The fact that buyers are moving off the sidelines and returning to the market with no letup in the inventory crisis helped account for single-digit price increases across the country in the first quarter of the year, according to real estate giant Royal LePage.
While it said the national aggregate price of a home was down 9.2% over the same time last year, it added that prices had ticked up 2.8% on a quarterly basis and forecast a year-over-year jump of 4.5% by the end of 2023.
The number of homes on the market is “too low to satisfy demand,” Royal LePage said, reporting a “chronic shortage” of supply both for rent and purchase.
“We are grappling with a growing problem here that once was the burden of our largest cities but is increasingly being felt in secondary markets as well,” Royal LePage’s president and CEO Phil Sopher said in a press release.
“Yes, governments are adopting policies intended to address the problem, yet the pace of progress is far from encouraging.
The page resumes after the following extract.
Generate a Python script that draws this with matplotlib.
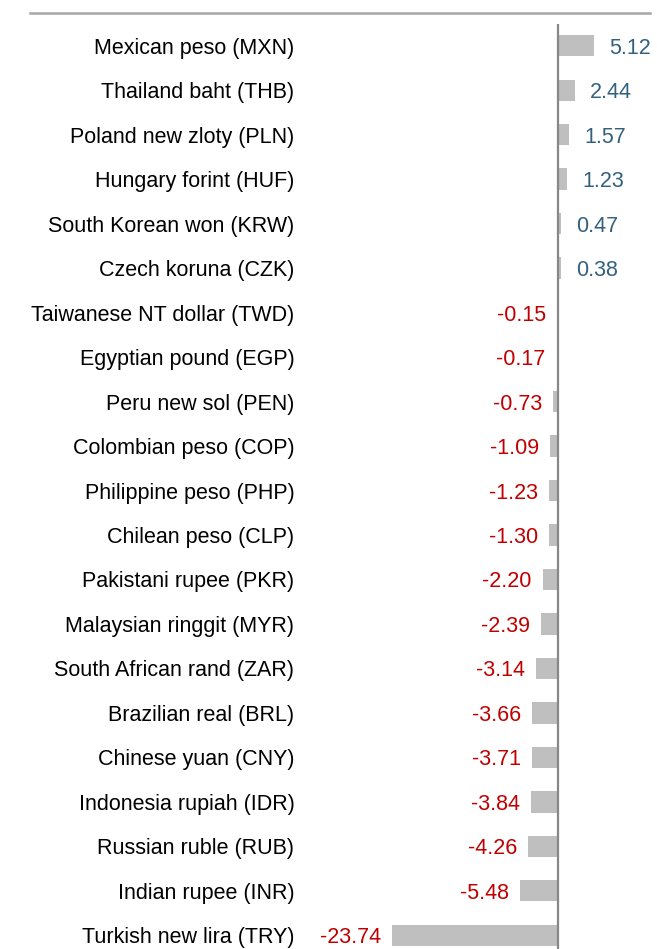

And challenges facing developers – such as the increased cost of materials and labour, and a shortage of skilled tradespeople – persist.”
Record levels of immigration are also expected to further expose Canada’s lack of housing supply. Brendon Ogmundson, chief economist at the British Columbia Real Estate Association (BCREA) said in a note at the end of March that new home completions in the province would have to rise by 25% over their historical average to keep up with the pace of new Canadians entering in the coming years.
Housing starts remain subdued
There’s little joy on the home construction front, with Canada Mortgage and Housing Corporation (CMHC) revealing that annual home starts fell by 11% in March over the previous month.
The national housing agency said on Wednesday that housing starts hit a pace of 213,865 last month, down from 240,927 in February, as the annual rate of multi-unit and single-detached urban starts both posted double-digit declines.
That marked the second time in the three opening months of the year that housing starts had fallen, having decreased in January by 13% before picking up again in February.